If this foolish and careless Government succeeds it will not kill the reality that is marriage. The reality that the word marriage gives institutional form to, that is, the coming together in conjugal union of man and woman, is beyond the manipulative control of governments. They can mess with the word which describes it as much as they like but as long as men and women exit, it will exist.

But this messing by governments with those things that nature designed does have consequences for human beings and their life in society. In this case, the Irish Government will become responsible for the clouding in people’s minds of what marriage really is. This in turn will have consequences for generations to come. This will be the first tragedy.

If the Irish Government drains the word marriage of its true meaning, its essential identity, by describing it as a bond between people regardless of their sex, homosexuals and heterosexuals will suffer equally and the victory which some homosexuals feel they will have won will prove to be, and will be seen to be, as hollow as the arguments now being advanced for it.

For those who understand that the essence of a thing remains the same no matter what we call it, marriage will remain what it is and always was – a lifelong bond between a man and a woman, open, where nature allows, to the begetting of future generations. “A Rose by any other name would smell as sweet.” For those who think that they have changed the thing because they have changed the name – or turned one thing into another by using the other’s name – there is the tragedy of delusion. This is the second tragedy.
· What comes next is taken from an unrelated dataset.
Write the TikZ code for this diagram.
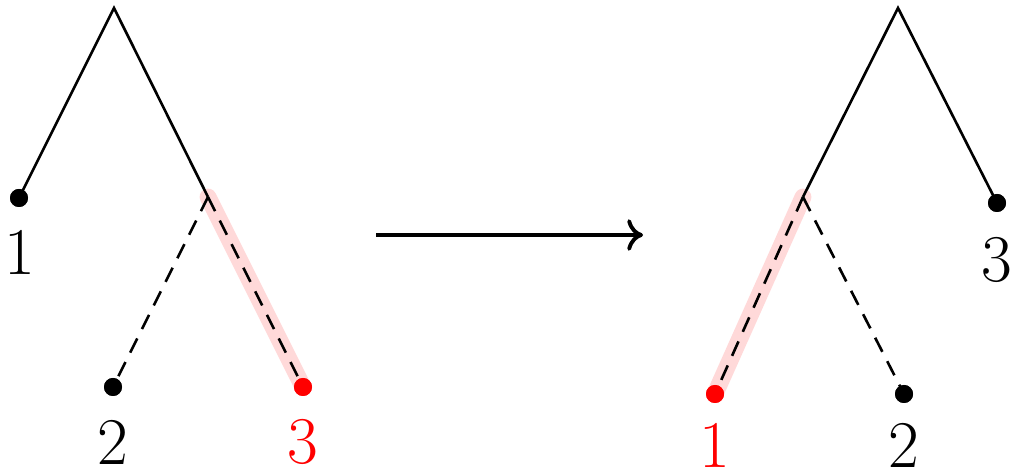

This was the tragedy averted by Solomon who in his wisdom was able to resolve the folly of the woman who sought to relieve her pain of loss by dividing in two the child of her companion. But Irish Prime Minister Enda Kenny is no Solomon. He has succumbed to the foolish thinking of a militant group of culture warriors who have led the gay community astray into thinking that access to marriage is just a matter of manipulating language.

If the Irish Government wins this referendum everyone will wake up on the May 24 and find that nature has preserved this thing called marriage. But they will also find that in the futile attempt to meddle with nature they will have a meaningless human artefact posturing as “marriage” in their nation’s Constitution. This sham thing will be bringing with it a myriad of muddy legal complications. Bad laws impact on human lives, some with tragic consequences. There will be numerous personal tragedies as “motherless” and “fatherless” children search for their natural progenitors to try to rescue them from the limbo of those quotation marks. Some will succeed, more will never do so. This is the third tragedy.
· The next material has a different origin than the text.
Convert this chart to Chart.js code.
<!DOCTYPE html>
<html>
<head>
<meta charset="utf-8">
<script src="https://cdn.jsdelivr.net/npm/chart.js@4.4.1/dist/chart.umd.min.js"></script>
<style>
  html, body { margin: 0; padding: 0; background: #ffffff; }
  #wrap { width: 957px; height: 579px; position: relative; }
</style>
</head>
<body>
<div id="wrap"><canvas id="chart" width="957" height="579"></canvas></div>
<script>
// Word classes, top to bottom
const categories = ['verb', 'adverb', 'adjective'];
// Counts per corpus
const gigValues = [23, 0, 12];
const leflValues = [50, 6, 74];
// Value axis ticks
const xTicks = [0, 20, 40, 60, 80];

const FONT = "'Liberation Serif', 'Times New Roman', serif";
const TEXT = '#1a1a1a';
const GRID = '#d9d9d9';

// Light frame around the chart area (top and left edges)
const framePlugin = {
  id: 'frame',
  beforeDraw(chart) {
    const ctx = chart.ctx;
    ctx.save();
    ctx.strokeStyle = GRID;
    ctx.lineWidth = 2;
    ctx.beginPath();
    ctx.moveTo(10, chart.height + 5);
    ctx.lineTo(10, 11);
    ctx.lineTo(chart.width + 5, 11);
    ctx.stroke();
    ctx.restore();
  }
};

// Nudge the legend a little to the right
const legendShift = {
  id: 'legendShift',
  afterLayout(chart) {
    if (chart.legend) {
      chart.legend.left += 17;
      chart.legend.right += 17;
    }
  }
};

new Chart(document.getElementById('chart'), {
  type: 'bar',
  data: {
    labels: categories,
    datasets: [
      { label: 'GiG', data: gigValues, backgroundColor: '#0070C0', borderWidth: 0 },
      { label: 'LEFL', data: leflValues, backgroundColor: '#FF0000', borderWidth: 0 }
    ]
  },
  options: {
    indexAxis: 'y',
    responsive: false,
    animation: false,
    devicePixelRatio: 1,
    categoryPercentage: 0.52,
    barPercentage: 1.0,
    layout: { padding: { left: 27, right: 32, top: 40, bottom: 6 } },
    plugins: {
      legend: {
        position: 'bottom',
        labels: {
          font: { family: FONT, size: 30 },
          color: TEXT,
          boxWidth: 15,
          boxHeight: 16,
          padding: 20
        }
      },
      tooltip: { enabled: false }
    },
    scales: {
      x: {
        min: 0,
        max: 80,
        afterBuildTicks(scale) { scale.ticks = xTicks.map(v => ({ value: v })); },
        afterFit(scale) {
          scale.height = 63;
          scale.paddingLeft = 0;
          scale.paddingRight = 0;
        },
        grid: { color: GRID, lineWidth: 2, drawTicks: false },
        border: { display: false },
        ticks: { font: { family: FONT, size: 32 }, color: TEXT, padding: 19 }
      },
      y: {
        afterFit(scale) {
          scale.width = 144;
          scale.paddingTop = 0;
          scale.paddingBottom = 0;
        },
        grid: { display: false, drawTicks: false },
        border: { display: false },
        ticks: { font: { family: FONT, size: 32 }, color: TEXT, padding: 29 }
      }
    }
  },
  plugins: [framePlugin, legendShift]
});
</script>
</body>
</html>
And if this chaos is avoided and a “No” victory results, what nemesis awaits us? This will be the nemesis for a bitterly disappointed community which has been misled into thinking that this manipulation of language, spun by a Government which has in turn been manipulated by an international ideological movement backed by millions of dollars – scandalously ignored by a biased national media, – was going to bring it to a haven of happiness and contentment.

The utterly bewildering illusion being fed to people that this is a struggle for equality has been spun so effectively that the consequences of its inevitable evaporation will be tragic. A Government complicit in this charade is a truly bad Government. It is now compounding this crime by declaring that a rejection of their proposal – a proposal which declares that two things which are different from each other are in fact the same – will amount to a disdainful rejection of some of their fellow human beings by the majority of the electorate.

The gay community – as it is called, and isn’t there something wrong with the very idea of segregating people into communities on the basis of their sexuality? – has been deceived into thinking that redefining marriage is a solution to the difficulties they experienced in human societies in the past or present. They have been deceived into thinking that it will in some way compensate for wrongs done to them. It will not and it never do so, because it is a meaningless act. This deceit is just one more tragedy.

The final tragedy has already taken place. When we should be concentrating our efforts on the task – always necessary – of building up the cultivation of real civilizing values in our community we are distracted and divided by this unreal conflict. True equality should be our goal, true values of fraternity and justice should be our objective and not this false synthetic concoction of something that can never really exist.

This horrible and divisive battle, which ideologues have forced on a good-humoured and generally kind-hearted nation, may be leading it into a new – even if as yet low-level – era of civil strife. After last night’s debate, one member of the audience on the “Yes” side came over to the speaker for the “No” side and uttered with uncivil vehemence words of bitter reproach for what he had presented to all, in good faith, for consideration. The producers of the programme – which was rchesrated with exemplary skill and fairness by presenter Claire Byrne and her team, – in a departure from normal procedure before these debates, separated the “Yes” and “No” supporters into separate rooms. “No” participants wondered why, and in fact regretted the segregation and the loss of the chance to mix and share views. But it was a sign of the times.

The destruction of marriage is only a half-way house for gender ideologists

Bishop Brendan Leahy of Limerick warns that if the Irish referendum on marriage is passed, there could be legal challenges to school text books.

Of course there will be. It will be their next target.

Does anyone doubt that education is where they hope to have their final victory in the battle for a genderless society. This battle is not about the rights of gay people. It is a doom-laden vision of human nature held by ideologists who think that by controlling language and thought they can change human nature itself. A “yes” vote is not a vote for gay people’s rights. The gender ideologues are lying when they say it is.

A “No” vote is a vote for the preservation of our sense of what it is to be human. End of story.